Op-Ed: FEMA provides Hurricane María progress report
In the four weeks since Hurricane María made landfall on Puerto Rico, the Federal Emergency Management Agency (FEMA) and its federal and local partners, have been making progress in the nation’s most logistically complex response in FEMA history.
For Puerto Rico, Hurricane María was a catastrophic event causing damage beyond that of most storms.
Puerto Rico, a territory roughly the size of Connecticut, is more than 1,000 miles from the continental United States, creating logistical challenges bringing millions of pounds of cargo to the island.
After landfall, Puerto Rico was left without potable running water. Waist-deep flooding, mudslides and winds powerful enough to uproot the concrete foundations of metal utility poles, impacted more than 80 percent of the island’s power grid.
In addition, the existing infrastructure for cellular and wireless service was rendered virtually useless further hampering communications. Rebuilding will take years. Despite this unprecedented level of devastation, the progress being made since the storm will rewrite national disaster response history.
More than 16,500 federal employees and 74 voluntary agencies remain focused on gaining stability in five critical areas that include delivering meals and water to communities in need, restoring power, maintaining a sound medical support structure, and protecting property against further damage from wind and rain.
Meals and water
FEMA’s coordinated response to provide meals and water is one of the longest sustained disaster air operations in U.S. disaster-relief history. More than 650 flights have been logged in support of crucial humanitarian efforts, flying more than 700 air drops of food and water pallets to stranded storm survivors.
Running water has been restored to more than 65 percent of clients served by the Puerto Rico Aqueduct and Sewer Authority (PRASA).
Through the combined efforts of the federal government, the government of Puerto Rico and voluntary agencies, more than 600,000 meals a day have been distributed across the island. More than 200 schools, as well as shelters and senior centers, served as community feeding centers. To date, more than 10 million liters of bottled water and more than 3.6 million gallons of potable bulk water have been distributed.
Emergency power restoration efforts
The emergency power restoration underway is the largest temporary power mission for the 249th Engineer Battalion ever on U.S. soil. The U.S. Army Corps of Engineers is supporting the planning, coordination and integration efforts to repair the electrical power grid, as well as temporary power needs on the island.
To date, the U.S. Army Corps installed more than 134 generators to critical infrastructure, and completed more than 400 generator assessments.
One of the world’s largest planes transported two crucial new generators, turbines and connecting equipment for the Palo Seco Power Plant to supply electric power to the city of San Juan.
While a temporary fix, the generators will help to increase reliability on power generation and reduce power outages to the customers already receiving power.

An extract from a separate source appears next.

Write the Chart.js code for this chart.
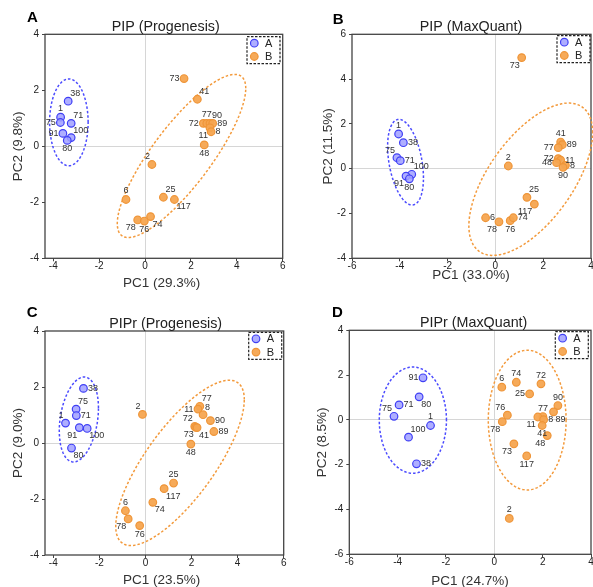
<!DOCTYPE html>
<html><head><meta charset="utf-8">
<script src="https://cdn.jsdelivr.net/npm/chart.js@4.4.0/dist/chart.umd.min.js"></script>
<style>html,body{margin:0;padding:0;background:#fff;overflow:hidden;width:593px;height:587px;position:relative}</style>
</head><body>
<script>
// ---------- DATA ----------
// Panel A: PIP (Progenesis)
const A_idsA = ['1','38','75','71','91','100','80'];
const A_pc1A = [-3.68,-3.35,-3.69,-3.22,-3.58,-3.22,-3.39];
const A_pc2A = [1.04,1.61,0.85,0.82,0.46,0.31,0.21];
const A_idsB = ['73','41','72','77','90','89','11','8','48','2','6','25','117','74','78','76'];
const A_pc1B = [1.70,2.28,2.54,2.69,2.83,2.95,2.83,2.88,2.58,0.30,-0.83,0.80,1.28,0.24,-0.32,-0.03];
const A_pc2B = [2.42,1.68,0.82,0.82,0.82,0.82,0.66,0.52,0.05,-0.65,-1.90,-1.82,-1.90,-2.51,-2.63,-2.67];
const A_ellA = [-3.32,0.857,0.84,0,1.55];      // centre x, centre y, conjugate semi-diameter (x,y), vertical half-chord
const A_ellB = [1.59,-0.345,2.80,2.415,1.63];
const A_xTicks = [-4,-2,0,2,4,6];
const A_yTicks = [-4,-2,0,2,4];

// Panel B: PIP (MaxQuant)
const B_idsA = ['1','38','75','71','100','91','80'];
const B_pc1A = [-4.05,-3.85,-4.12,-3.98,-3.50,-3.74,-3.60];
const B_pc2A = [1.55,1.16,0.49,0.36,-0.25,-0.33,-0.45];
const B_idsB = ['73','41','89','77','72','11','48','8','90','2','25','117','6','78','76','74'];
const B_pc1B = [1.10,2.73,2.80,2.63,2.63,2.73,2.56,2.93,2.83,0.54,1.32,1.63,-0.41,0.15,0.62,0.75];
const B_pc2B = [4.96,1.19,1.07,0.94,0.45,0.38,0.27,0.15,0.06,0.12,-1.28,-1.58,-2.19,-2.37,-2.32,-2.19];
const B_ellA = [-3.76,0.29,0.75,-0.7,1.78];
const B_ellB = [1.48,-0.47,2.59,2.08,2.69];
const B_xTicks = [-6,-4,-2,0,2,4];
const B_yTicks = [-4,-2,0,2,4,6];

// Panel C: PIPr (Progenesis)
const C_idsA = ['38','75','71','1','91','100','80'];
const C_pc1A = [-2.69,-3.01,-3.00,-3.47,-2.87,-2.53,-3.21];
const C_pc2A = [1.95,1.21,0.98,0.71,0.55,0.52,-0.18];
const C_idsB = ['2','77','11','8','90','89','72','73','41','48','25','117','74','6','78','76'];
const C_pc1B = [-0.13,2.36,2.28,2.50,2.82,2.97,2.14,2.18,2.24,1.97,1.22,0.81,0.32,-0.87,-0.75,-0.25];
const C_pc2B = [1.02,1.31,1.21,1.01,0.80,0.41,0.59,0.56,0.55,-0.04,-1.43,-1.63,-2.12,-2.42,-2.71,-2.95];
const C_ellA = [-2.89,0.84,0.85,0.41,1.46];
const C_ellB = [1.50,-0.71,2.79,2.26,1.90];
const C_xTicks = [-4,-2,0,2,4,6];
const C_yTicks = [-4,-2,0,2,4];

// Panel D: PIPr (MaxQuant)
const D_idsA = ['91','80','71','75','1','100','38'];
const D_pc1A = [-2.95,-3.11,-3.94,-4.15,-2.64,-3.55,-3.22];
const D_pc2A = [1.88,1.03,0.67,0.16,-0.25,-0.77,-1.96];
const D_idsB = ['6','74','72','25','90','89','77','11','8','41','48','76','78','73','117','2'];
const D_pc1B = [0.31,0.91,1.93,1.46,2.63,2.45,2.01,1.80,2.04,1.98,2.19,0.54,0.33,0.81,1.34,0.62];
const D_pc2B = [1.46,1.68,1.61,1.16,0.64,0.36,0.15,0.13,0.01,-0.25,-0.70,0.21,-0.08,-1.07,-1.61,-4.40];
const D_ellA = [-3.37,-0.01,1.39,0,2.37];
const D_ellB = [1.36,-0.01,1.61,0,3.12];
const D_xTicks = [-6,-4,-2,0,2,4];
const D_yTicks = [-6,-4,-2,0,2,4];

// ---------- LABEL PLACEMENT (style) ----------
const spots = {
  A: {a:['t','tr','l','tr','l','tr','b'], b:['l','tr','l','t','tr','r','bl','r','b','tl','t','tr','br','br','bl','b']},
  B: {a:['t','r','tl','r','tr','bl','b'], b:['bl','t','r','l','l','r','l','r','b','t','tr','bl','r','bl','b','r']},
  C: {a:['r','tr','r','tl','bl','br','br'], b:['tl','tr','l','tr','r','r','tl','bl','br','b','t','br','br','t','bl','b']},
  D: {a:['l','br','r','tl','t','tr','r'], b:['t','t','t','l','t','br','t','bl','r','b','bl','tl','bl','bl','b','t']}
};

// ---------- LAYOUT ----------
const panels = [
  {key:'A', title:'PIP (Progenesis)', xTitle:'PC1 (29.3%)', yTitle:'PC2 (9.8%)',
   idsA:A_idsA, pc1A:A_pc1A, pc2A:A_pc2A, idsB:A_idsB, pc1B:A_pc1B, pc2B:A_pc2B, ellA:A_ellA, ellB:A_ellB,
   xTicks:A_xTicks, yTicks:A_yTicks, xMin:-4.36, xMax:6, yMin:-4, yMax:4,
   left:0, top:0, w:296, h:290, area:{l:45,t:34.3,r:282.7,b:258.3},
   letter:{x:27,y:18.3}, titlePos:{x:165.7,y:26.7}, xTitlePos:{x:161.7,y:283.3}, yTitlePos:{x:18,y:146.3}, legend:{x:247,y:36.7}},
  {key:'B', title:'PIP (MaxQuant)', xTitle:'PC1 (33.0%)', yTitle:'PC2 (11.5%)',
   idsA:B_idsA, pc1A:B_pc1A, pc2A:B_pc2A, idsB:B_idsB, pc1B:B_pc1B, pc2B:B_pc2B, ellA:B_ellA, ellB:B_ellB,
   xTicks:B_xTicks, yTicks:B_yTicks, xMin:-6, xMax:4, yMin:-4, yMax:6,
   left:296, top:0, w:310, h:290, area:{l:56,t:34.3,r:295,b:258.3},
   letter:{x:36.7,y:19.7}, titlePos:{x:175,y:26.7}, xTitlePos:{x:175,y:275.3}, yTitlePos:{x:32.3,y:146.3}, legend:{x:261,y:35.7}},
  {key:'C', title:'PIPr (Progenesis)', xTitle:'PC1 (23.5%)', yTitle:'PC2 (9.0%)',
   idsA:C_idsA, pc1A:C_pc1A, pc2A:C_pc2A, idsB:C_idsB, pc1B:C_pc1B, pc2B:C_pc2B, ellA:C_ellA, ellB:C_ellB,
   xTicks:C_xTicks, yTicks:C_yTicks, xMin:-4.36, xMax:6, yMin:-4, yMax:4,
   left:0, top:290, w:296, h:297, area:{l:45,t:41,r:283.7,b:265},
   letter:{x:26.7,y:22.7}, titlePos:{x:165.7,y:34}, xTitlePos:{x:161.7,y:290}, yTitlePos:{x:18.3,y:153}, legend:{x:248.7,y:42.3}},
  {key:'D', title:'PIPr (MaxQuant)', xTitle:'PC1 (24.7%)', yTitle:'PC2 (8.5%)',
   idsA:D_idsA, pc1A:D_pc1A, pc2A:D_pc2A, idsB:D_idsB, pc1B:D_pc1B, pc2B:D_pc2B, ellA:D_ellA, ellB:D_ellB,
   xTicks:D_xTicks, yTicks:D_yTicks, xMin:-6, xMax:4, yMin:-6, yMax:4,
   left:296, top:290, w:310, h:297, area:{l:53.3,t:40.3,r:295,b:264.3},
   letter:{x:36,y:23.3}, titlePos:{x:177.7,y:33.3}, xTitlePos:{x:174,y:291}, yTitlePos:{x:26.7,y:152.3}, legend:{x:259.3,y:41.7}}
];

const FONT = "'Liberation Sans', Arial, sans-serif";
const COL = {
  aFill:'rgba(160,160,255,0.85)', aLine:'#3f3ff5',
  bFill:'rgba(245,165,80,0.95)', bLine:'#ef9538',
  ellA:'#4b4bff', ellB:'#f39a3c'
};

function ellipsePath(ctx, chart, e) {
  const xs = chart.scales.x, ys = chart.scales.y;
  const [cx, cy, ux, uy, h] = e;
  ctx.beginPath();
  for (let i = 0; i <= 120; i++) {
    const t = i / 120 * Math.PI * 2;
    const dx = cx + ux * Math.cos(t);
    const dy = cy + uy * Math.cos(t) + h * Math.sin(t);
    const px = xs.getPixelForValue(dx), py = ys.getPixelForValue(dy);
    if (i === 0) ctx.moveTo(px, py); else ctx.lineTo(px, py);
  }
  ctx.closePath();
}

function drawLabel(ctx, x, y, text, code) {
  let tx = x, ty = y, align = 'center', base = 'middle';
  switch (code) {
    case 'r': tx = x + 4.5; align = 'left'; break;
    case 'l': tx = x - 4.5; align = 'right'; break;
    case 't': ty = y - 4; base = 'bottom'; break;
    case 'b': ty = y + 4; base = 'top'; break;
    case 'tr': tx = x + 2; ty = y - 3; align = 'left'; base = 'bottom'; break;
    case 'tl': tx = x - 2; ty = y - 3; align = 'right'; base = 'bottom'; break;
    case 'br': tx = x + 2; ty = y + 3; align = 'left'; base = 'top'; break;
    case 'bl': tx = x - 2; ty = y + 3; align = 'right'; base = 'top'; break;
  }
  ctx.textAlign = align; ctx.textBaseline = base;
  ctx.fillText(text, tx, ty);
}

function makePanel(p) {
  const cv = document.createElement('canvas');
  cv.width = p.w; cv.height = p.h;
  cv.style.cssText = `position:absolute;left:${p.left}px;top:${p.top}px;width:${p.w}px;height:${p.h}px`;
  document.body.appendChild(cv);

  const deco = {
    id: 'deco' + p.key,
    beforeDatasetsDraw(chart) {
      const ctx = chart.ctx, a = chart.chartArea;
      ctx.save();
      ctx.strokeStyle = '#444'; ctx.lineWidth = 1.3;
      ctx.strokeRect(a.left, a.top, a.right - a.left, a.bottom - a.top);
      ctx.lineWidth = 1.5; ctx.setLineDash([2.5, 2]);
      ctx.strokeStyle = COL.ellA; ellipsePath(ctx, chart, p.ellA); ctx.stroke();
      ctx.strokeStyle = COL.ellB; ellipsePath(ctx, chart, p.ellB); ctx.stroke();
      ctx.restore();
    },
    afterDatasetsDraw(chart) {
      const ctx = chart.ctx;
      ctx.save();
      ctx.font = '9px ' + FONT; ctx.fillStyle = '#333';
      const sp = spots[p.key];
      const groups = [[p.idsA, sp.a], [p.idsB, sp.b]];
      groups.forEach((g, di) => {
        chart.getDatasetMeta(di).data.forEach((el, j) => drawLabel(ctx, el.x, el.y, g[0][j], g[1][j]));
      });
      // legend box
      const L = p.legend;
      ctx.setLineDash([2.5, 1.5]); ctx.strokeStyle = '#222'; ctx.lineWidth = 1.2;
      ctx.strokeRect(L.x, L.y, 33, 27);
      ctx.setLineDash([]);
      [['A', COL.aFill, COL.aLine, 6.5], ['B', COL.bFill, COL.bLine, 19.8]].forEach(([t, f, s, dy]) => {
        ctx.beginPath(); ctx.arc(L.x + 7.3, L.y + dy, 3.8, 0, Math.PI * 2);
        ctx.fillStyle = f; ctx.fill(); ctx.strokeStyle = s; ctx.lineWidth = 1.2; ctx.stroke();
        ctx.fillStyle = '#222'; ctx.font = '11px ' + FONT; ctx.textAlign = 'left'; ctx.textBaseline = 'middle';
        ctx.fillText(t, L.x + 18, L.y + dy + 0.5);
      });
      // titles
      ctx.fillStyle = '#000'; ctx.font = 'bold 15px ' + FONT; ctx.textAlign = 'left'; ctx.textBaseline = 'middle';
      ctx.fillText(p.key, p.letter.x, p.letter.y);
      ctx.fillStyle = '#222'; ctx.font = '14.3px ' + FONT; ctx.textAlign = 'center';
      ctx.fillText(p.title, p.titlePos.x, p.titlePos.y);
      ctx.fillStyle = '#333'; ctx.font = '13.5px ' + FONT;
      ctx.fillText(p.xTitle, p.xTitlePos.x, p.xTitlePos.y);
      ctx.translate(p.yTitlePos.x, p.yTitlePos.y); ctx.rotate(-Math.PI / 2);
      ctx.fillText(p.yTitle, 0, 0);
      ctx.restore();
    }
  };

  const gridCfg = {
    color: c => (c.tick && c.tick.value === 0) ? '#d6d6d6' : 'rgba(0,0,0,0)',
    tickColor: '#444', tickLength: 3, lineWidth: 1, drawTicks: true
  };
  const tickFont = {family: FONT, size: 10, lineHeight: 1};

  new Chart(cv, {
    type: 'scatter',
    data: {datasets: [
      {label: 'A', data: p.pc1A.map((x, i) => ({x, y: p.pc2A[i]})),
       backgroundColor: COL.aFill, borderColor: COL.aLine, borderWidth: 1.2, pointRadius: 3.8},
      {label: 'B', data: p.pc1B.map((x, i) => ({x, y: p.pc2B[i]})),
       backgroundColor: COL.bFill, borderColor: COL.bLine, borderWidth: 1.2, pointRadius: 3.8}
    ]},
    options: {
      responsive: false, animation: false, devicePixelRatio: 1,
      layout: {padding: {left: 0, top: p.area.t, right: p.w - p.area.r, bottom: 0}},
      plugins: {legend: {display: false}, tooltip: {enabled: false}, title: {display: false}},
      scales: {
        x: {type: 'linear', min: p.xMin, max: p.xMax,
            afterBuildTicks: s => { s.ticks = p.xTicks.map(v => ({value: v})); },
            afterFit: s => { s.height = p.h - p.area.b; },
            grid: gridCfg, border: {display: false},
            ticks: {font: tickFont, color: '#222', padding: 0, maxRotation: 0, autoSkip: false}},
        y: {type: 'linear', min: p.yMin, max: p.yMax,
            afterBuildTicks: s => { s.ticks = p.yTicks.map(v => ({value: v})); },
            afterFit: s => { s.width = p.area.l; },
            grid: gridCfg, border: {display: false},
            ticks: {font: tickFont, color: '#222', padding: 3, autoSkip: false}}
      }
    },
    plugins: [deco]
  });
}

panels.forEach(makePanel);
</script>
</body></html>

At the same time, more than 1,000 linemen, more than 50,000 poles and 6,500 miles of cable are en route to support the restoration of the power transmission and power distribution across the island.
The medical support provided in Puerto Rico is one of the largest federal medical operations ever launched for a disaster. There are nearly 2,000 federal medical and support personnel deployed to Puerto Rico and they have cared for more than 6,100 people.

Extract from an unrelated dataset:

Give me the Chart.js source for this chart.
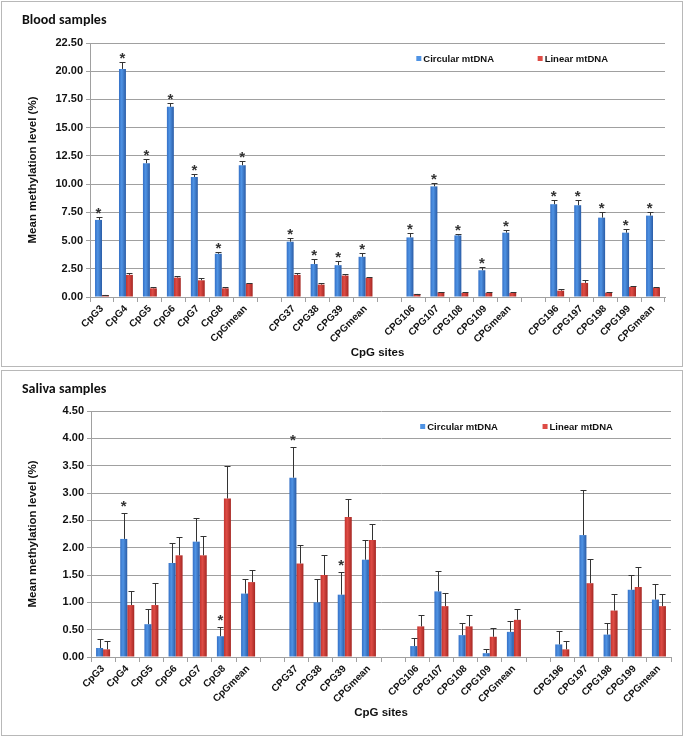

The U.S. Department of Health and Human Services (HHS) has more than 500 personnel from the National Disaster Medical System (NDMS) and the U.S. Public Health Service (USPHS) deployed to Puerto Rico. These medical personnel are providing care in nine locations throughout the island, delivering care to survivors where hospital facilities are overwhelmed or unavailable.
HHS medical teams provide emergency care tailored to the specific needs of each location, ranging from primary and acute care to triage, resuscitation and stabilization.
The Department of Defense is leveraging land, air, and seaborne assets to deliver medical supplies and transport patients from isolated communities for care in other areas of Puerto Rico.
To supplement the need for advanced medical care, the U.S. Army’s 14th Combat Support Hospital (14th CSH) deployed a 44-bed mobile hospital in Humacao, Puerto Rico. The 14th CSH is able to provide health service support in the form of curative, preventive, and stabilization for evacuation.
In some instances, when critical care patients need levels of care beyond what is available at a local hospital, the patient may be evacuated to the hospital ship, USNS Comfort.
Since its arrival on Oct. 3, the USNS Comfort provided medical care for more than 100 triage, long-term care or critical care patients. Three patients are still receiving long-term care.
Doctors also delivered the first baby born on the Comfort since 2010. In honor of the occasion, the Comfort’s current Ship’s Master, Roger Gwinn, ceremoniously renamed one of the ship’s two small boat tenders the Sara Victoria.
Protection from rain and wind
More than 42,000 tarps have been distributed to aid residents in protecting their damaged roofs from wind and rain. The USACE installed more than 400 blue roofs through the blue roof program.
To date, FEMA approved more than $87 million in housing assistance and $336.2 million in public assistance for local governments and nonprofit organizations. In addition, the SBA has approved more than $1.2 million in low-interest disaster loans.
The aid comes to Puerto Rico as a result of the major disaster declaration signed by President Trump last month.